Return every line below as is, leaving out the pictures.
----- Source material -----
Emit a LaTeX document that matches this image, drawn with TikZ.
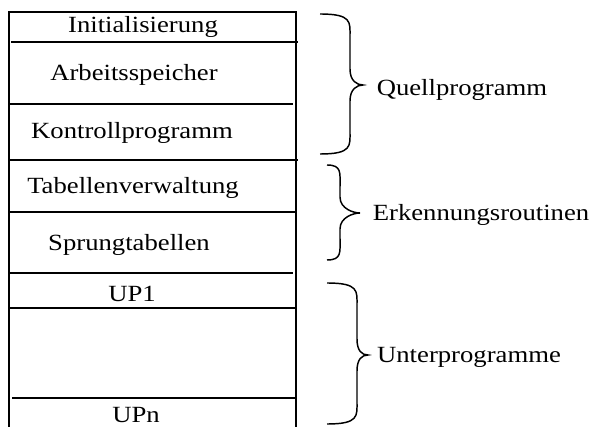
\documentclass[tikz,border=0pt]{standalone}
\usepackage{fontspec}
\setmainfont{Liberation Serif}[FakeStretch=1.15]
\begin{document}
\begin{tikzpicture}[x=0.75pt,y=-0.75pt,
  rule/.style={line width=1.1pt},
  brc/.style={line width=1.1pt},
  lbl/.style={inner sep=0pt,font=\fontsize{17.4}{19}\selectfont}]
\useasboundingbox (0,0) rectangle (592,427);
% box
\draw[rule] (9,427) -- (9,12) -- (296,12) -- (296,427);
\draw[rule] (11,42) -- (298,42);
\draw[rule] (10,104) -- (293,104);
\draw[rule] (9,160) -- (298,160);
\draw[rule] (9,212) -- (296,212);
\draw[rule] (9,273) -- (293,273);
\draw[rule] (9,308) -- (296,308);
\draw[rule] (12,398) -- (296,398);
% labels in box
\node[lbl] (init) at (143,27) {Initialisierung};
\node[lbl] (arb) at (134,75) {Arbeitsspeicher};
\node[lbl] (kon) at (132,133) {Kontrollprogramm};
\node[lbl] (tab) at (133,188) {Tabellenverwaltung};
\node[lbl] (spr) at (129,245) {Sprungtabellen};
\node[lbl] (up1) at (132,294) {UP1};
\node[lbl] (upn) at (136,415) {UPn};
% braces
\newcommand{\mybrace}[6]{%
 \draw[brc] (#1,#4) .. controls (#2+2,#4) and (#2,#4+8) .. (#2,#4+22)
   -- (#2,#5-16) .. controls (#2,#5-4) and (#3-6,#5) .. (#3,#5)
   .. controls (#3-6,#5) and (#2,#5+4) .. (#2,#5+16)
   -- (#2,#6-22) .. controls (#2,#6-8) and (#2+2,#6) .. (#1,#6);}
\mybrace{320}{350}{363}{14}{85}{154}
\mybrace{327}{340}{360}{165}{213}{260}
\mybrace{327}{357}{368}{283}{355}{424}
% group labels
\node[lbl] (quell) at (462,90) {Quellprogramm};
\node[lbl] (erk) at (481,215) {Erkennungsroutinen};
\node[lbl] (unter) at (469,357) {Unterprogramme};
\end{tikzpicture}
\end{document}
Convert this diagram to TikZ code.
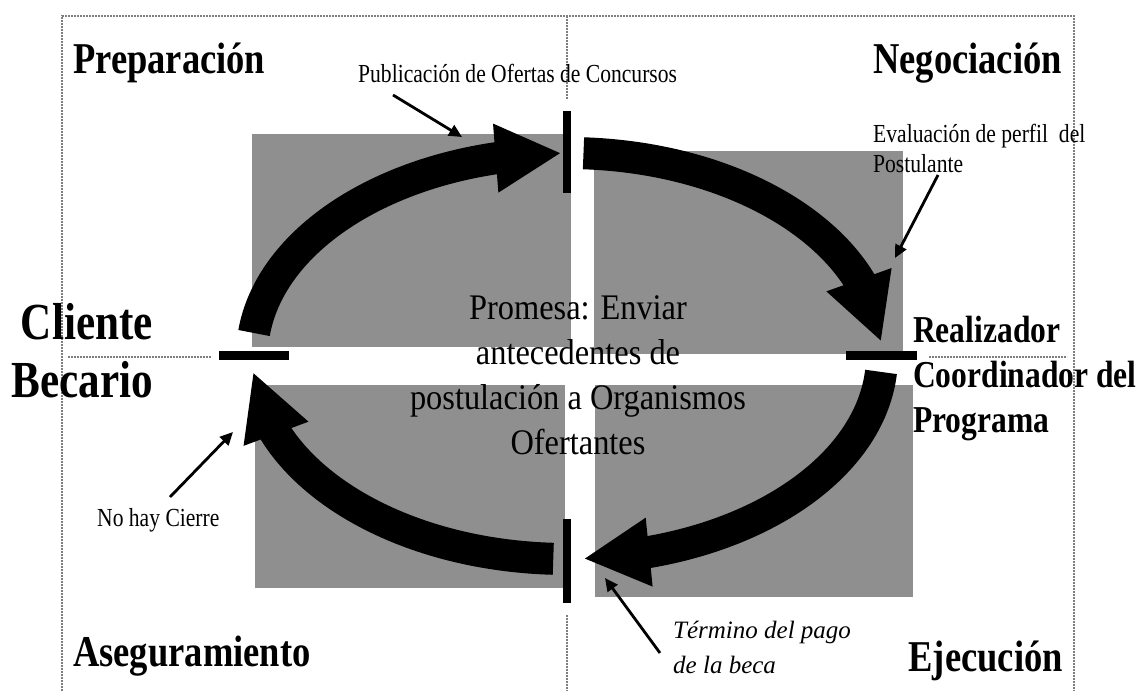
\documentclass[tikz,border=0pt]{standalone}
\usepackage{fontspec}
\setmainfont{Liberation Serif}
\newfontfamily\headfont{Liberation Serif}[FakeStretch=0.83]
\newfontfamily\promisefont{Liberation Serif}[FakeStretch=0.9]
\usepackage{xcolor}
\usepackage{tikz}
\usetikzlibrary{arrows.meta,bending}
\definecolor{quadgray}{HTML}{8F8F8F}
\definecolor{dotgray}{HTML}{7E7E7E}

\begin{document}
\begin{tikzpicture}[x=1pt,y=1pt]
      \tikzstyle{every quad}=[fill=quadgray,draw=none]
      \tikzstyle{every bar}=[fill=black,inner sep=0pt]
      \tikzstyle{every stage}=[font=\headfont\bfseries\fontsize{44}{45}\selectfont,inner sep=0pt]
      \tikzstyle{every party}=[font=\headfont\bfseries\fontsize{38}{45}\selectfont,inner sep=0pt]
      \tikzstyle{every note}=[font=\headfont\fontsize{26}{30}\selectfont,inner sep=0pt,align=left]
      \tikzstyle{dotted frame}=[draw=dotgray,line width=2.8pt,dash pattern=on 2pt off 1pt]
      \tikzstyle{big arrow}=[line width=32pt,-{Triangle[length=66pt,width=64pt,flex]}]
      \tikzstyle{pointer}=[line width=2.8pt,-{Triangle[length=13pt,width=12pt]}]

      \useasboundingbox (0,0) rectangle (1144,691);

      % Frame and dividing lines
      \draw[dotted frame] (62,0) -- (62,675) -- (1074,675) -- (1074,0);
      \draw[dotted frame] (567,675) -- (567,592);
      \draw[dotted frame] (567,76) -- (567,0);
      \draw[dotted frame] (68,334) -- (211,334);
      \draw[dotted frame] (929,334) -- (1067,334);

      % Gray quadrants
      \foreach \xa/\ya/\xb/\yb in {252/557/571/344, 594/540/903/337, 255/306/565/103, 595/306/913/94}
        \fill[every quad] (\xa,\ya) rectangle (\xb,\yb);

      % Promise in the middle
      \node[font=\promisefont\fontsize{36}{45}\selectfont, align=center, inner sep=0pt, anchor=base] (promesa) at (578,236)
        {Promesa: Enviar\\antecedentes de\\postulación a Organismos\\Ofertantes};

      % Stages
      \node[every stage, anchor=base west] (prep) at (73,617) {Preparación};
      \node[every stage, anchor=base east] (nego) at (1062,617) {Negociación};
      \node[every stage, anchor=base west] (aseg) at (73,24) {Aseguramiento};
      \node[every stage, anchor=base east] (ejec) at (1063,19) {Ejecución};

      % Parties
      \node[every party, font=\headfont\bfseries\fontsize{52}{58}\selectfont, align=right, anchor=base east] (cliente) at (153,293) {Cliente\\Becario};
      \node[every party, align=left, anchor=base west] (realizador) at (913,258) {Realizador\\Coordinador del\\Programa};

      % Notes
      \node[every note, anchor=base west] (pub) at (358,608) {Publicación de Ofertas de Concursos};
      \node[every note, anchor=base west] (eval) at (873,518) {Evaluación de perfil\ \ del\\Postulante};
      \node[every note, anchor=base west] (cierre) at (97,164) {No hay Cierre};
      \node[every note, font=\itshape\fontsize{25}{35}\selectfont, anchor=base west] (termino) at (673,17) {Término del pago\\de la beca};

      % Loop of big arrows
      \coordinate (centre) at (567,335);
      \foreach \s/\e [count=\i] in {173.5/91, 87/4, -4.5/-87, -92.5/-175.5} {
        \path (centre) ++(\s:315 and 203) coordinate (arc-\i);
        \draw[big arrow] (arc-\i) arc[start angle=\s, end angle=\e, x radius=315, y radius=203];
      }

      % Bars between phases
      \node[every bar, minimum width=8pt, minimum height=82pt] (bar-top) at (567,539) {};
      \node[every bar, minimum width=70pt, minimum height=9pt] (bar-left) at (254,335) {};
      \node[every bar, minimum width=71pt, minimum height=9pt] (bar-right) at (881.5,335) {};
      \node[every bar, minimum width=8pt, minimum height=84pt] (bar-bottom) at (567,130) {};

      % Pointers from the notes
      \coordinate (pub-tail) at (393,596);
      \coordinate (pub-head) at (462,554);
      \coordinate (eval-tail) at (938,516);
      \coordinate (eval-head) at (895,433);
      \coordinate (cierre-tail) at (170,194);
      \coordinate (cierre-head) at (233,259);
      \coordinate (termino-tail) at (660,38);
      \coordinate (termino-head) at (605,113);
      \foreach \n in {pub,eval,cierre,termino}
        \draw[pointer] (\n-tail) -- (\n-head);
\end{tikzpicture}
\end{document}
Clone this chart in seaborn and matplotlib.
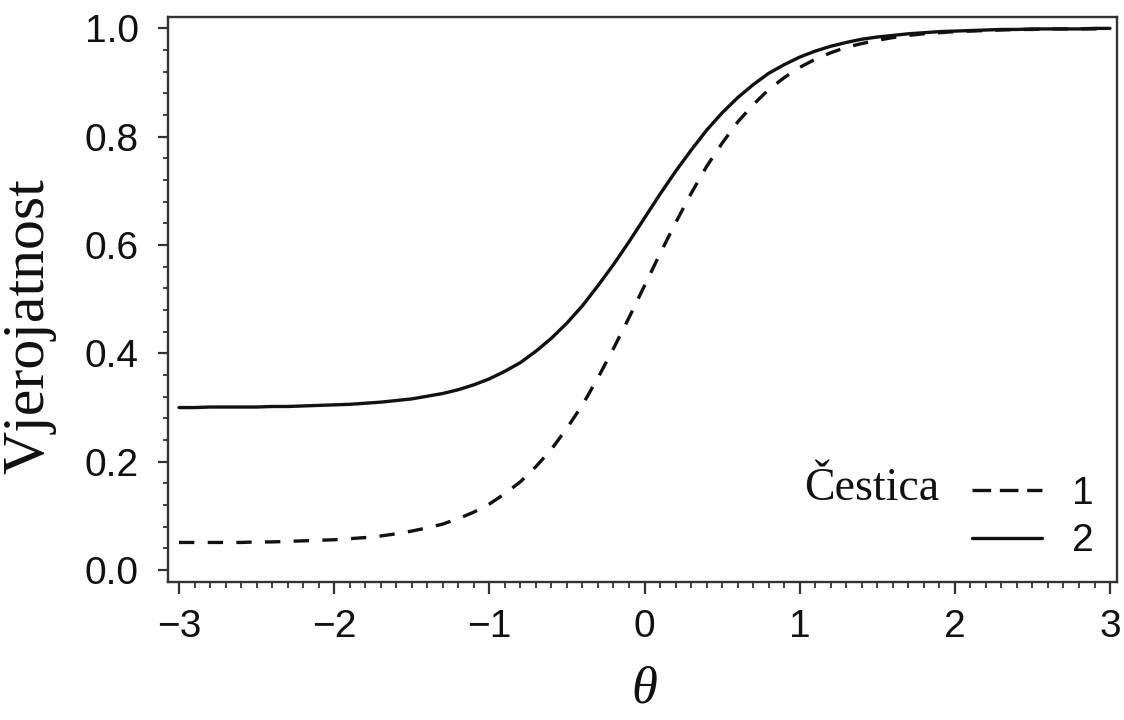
-----
# Result of the exercise:
Emit a LaTeX document that matches this image, drawn with TikZ.
\documentclass[tikz,border=0pt]{standalone}
\usepackage{fontspec}
\setmainfont{Liberation Serif}[FakeStretch=1.15]
\begin{document}
\begin{tikzpicture}[x=0.75pt,y=-0.75pt,
  rule/.style={line width=1.1pt},
  brc/.style={line width=1.1pt},
  lbl/.style={inner sep=0pt,font=\fontsize{17.4}{19}\selectfont}]
\useasboundingbox (0,0) rectangle (592,427);
% box
\draw[rule] (9,427) -- (9,12) -- (296,12) -- (296,427);
\draw[rule] (11,42) -- (298,42);
\draw[rule] (10,104) -- (293,104);
\draw[rule] (9,160) -- (298,160);
\draw[rule] (9,212) -- (296,212);
\draw[rule] (9,273) -- (293,273);
\draw[rule] (9,308) -- (296,308);
\draw[rule] (12,398) -- (296,398);
% labels in box
\node[lbl] (init) at (143,27) {Initialisierung};
\node[lbl] (arb) at (134,75) {Arbeitsspeicher};
\node[lbl] (kon) at (132,133) {Kontrollprogramm};
\node[lbl] (tab) at (133,188) {Tabellenverwaltung};
\node[lbl] (spr) at (129,245) {Sprungtabellen};
\node[lbl] (up1) at (132,294) {UP1};
\node[lbl] (upn) at (136,415) {UPn};
% braces
\newcommand{\mybrace}[6]{%
 \draw[brc] (#1,#4) .. controls (#2+2,#4) and (#2,#4+8) .. (#2,#4+22)
   -- (#2,#5-16) .. controls (#2,#5-4) and (#3-6,#5) .. (#3,#5)
   .. controls (#3-6,#5) and (#2,#5+4) .. (#2,#5+16)
   -- (#2,#6-22) .. controls (#2,#6-8) and (#2+2,#6) .. (#1,#6);}
\mybrace{320}{350}{363}{14}{85}{154}
\mybrace{327}{340}{360}{165}{213}{260}
\mybrace{327}{357}{368}{283}{355}{424}
% group labels
\node[lbl] (quell) at (462,90) {Quellprogramm};
\node[lbl] (erk) at (481,215) {Erkennungsroutinen};
\node[lbl] (unter) at (469,357) {Unterprogramme};
\end{tikzpicture}
\end{document}
Convert this diagram to TikZ code.
\documentclass[tikz,border=0pt]{standalone}
\usepackage{fontspec}
\setmainfont{Liberation Serif}
\newfontfamily\headfont{Liberation Serif}[FakeStretch=0.83]
\newfontfamily\promisefont{Liberation Serif}[FakeStretch=0.9]
\usepackage{xcolor}
\usepackage{tikz}
\usetikzlibrary{arrows.meta,bending}
\definecolor{quadgray}{HTML}{8F8F8F}
\definecolor{dotgray}{HTML}{7E7E7E}

\begin{document}
\begin{tikzpicture}[x=1pt,y=1pt]
      \tikzstyle{every quad}=[fill=quadgray,draw=none]
      \tikzstyle{every bar}=[fill=black,inner sep=0pt]
      \tikzstyle{every stage}=[font=\headfont\bfseries\fontsize{44}{45}\selectfont,inner sep=0pt]
      \tikzstyle{every party}=[font=\headfont\bfseries\fontsize{38}{45}\selectfont,inner sep=0pt]
      \tikzstyle{every note}=[font=\headfont\fontsize{26}{30}\selectfont,inner sep=0pt,align=left]
      \tikzstyle{dotted frame}=[draw=dotgray,line width=2.8pt,dash pattern=on 2pt off 1pt]
      \tikzstyle{big arrow}=[line width=32pt,-{Triangle[length=66pt,width=64pt,flex]}]
      \tikzstyle{pointer}=[line width=2.8pt,-{Triangle[length=13pt,width=12pt]}]

      \useasboundingbox (0,0) rectangle (1144,691);

      % Frame and dividing lines
      \draw[dotted frame] (62,0) -- (62,675) -- (1074,675) -- (1074,0);
      \draw[dotted frame] (567,675) -- (567,592);
      \draw[dotted frame] (567,76) -- (567,0);
      \draw[dotted frame] (68,334) -- (211,334);
      \draw[dotted frame] (929,334) -- (1067,334);

      % Gray quadrants
      \foreach \xa/\ya/\xb/\yb in {252/557/571/344, 594/540/903/337, 255/306/565/103, 595/306/913/94}
        \fill[every quad] (\xa,\ya) rectangle (\xb,\yb);

      % Promise in the middle
      \node[font=\promisefont\fontsize{36}{45}\selectfont, align=center, inner sep=0pt, anchor=base] (promesa) at (578,236)
        {Promesa: Enviar\\antecedentes de\\postulación a Organismos\\Ofertantes};

      % Stages
      \node[every stage, anchor=base west] (prep) at (73,617) {Preparación};
      \node[every stage, anchor=base east] (nego) at (1062,617) {Negociación};
      \node[every stage, anchor=base west] (aseg) at (73,24) {Aseguramiento};
      \node[every stage, anchor=base east] (ejec) at (1063,19) {Ejecución};

      % Parties
      \node[every party, font=\headfont\bfseries\fontsize{52}{58}\selectfont, align=right, anchor=base east] (cliente) at (153,293) {Cliente\\Becario};
      \node[every party, align=left, anchor=base west] (realizador) at (913,258) {Realizador\\Coordinador del\\Programa};

      % Notes
      \node[every note, anchor=base west] (pub) at (358,608) {Publicación de Ofertas de Concursos};
      \node[every note, anchor=base west] (eval) at (873,518) {Evaluación de perfil\ \ del\\Postulante};
      \node[every note, anchor=base west] (cierre) at (97,164) {No hay Cierre};
      \node[every note, font=\itshape\fontsize{25}{35}\selectfont, anchor=base west] (termino) at (673,17) {Término del pago\\de la beca};

      % Loop of big arrows
      \coordinate (centre) at (567,335);
      \foreach \s/\e [count=\i] in {173.5/91, 87/4, -4.5/-87, -92.5/-175.5} {
        \path (centre) ++(\s:315 and 203) coordinate (arc-\i);
        \draw[big arrow] (arc-\i) arc[start angle=\s, end angle=\e, x radius=315, y radius=203];
      }

      % Bars between phases
      \node[every bar, minimum width=8pt, minimum height=82pt] (bar-top) at (567,539) {};
      \node[every bar, minimum width=70pt, minimum height=9pt] (bar-left) at (254,335) {};
      \node[every bar, minimum width=71pt, minimum height=9pt] (bar-right) at (881.5,335) {};
      \node[every bar, minimum width=8pt, minimum height=84pt] (bar-bottom) at (567,130) {};

      % Pointers from the notes
      \coordinate (pub-tail) at (393,596);
      \coordinate (pub-head) at (462,554);
      \coordinate (eval-tail) at (938,516);
      \coordinate (eval-head) at (895,433);
      \coordinate (cierre-tail) at (170,194);
      \coordinate (cierre-head) at (233,259);
      \coordinate (termino-tail) at (660,38);
      \coordinate (termino-head) at (605,113);
      \foreach \n in {pub,eval,cierre,termino}
        \draw[pointer] (\n-tail) -- (\n-head);
\end{tikzpicture}
\end{document}
Clone this chart in seaborn and matplotlib.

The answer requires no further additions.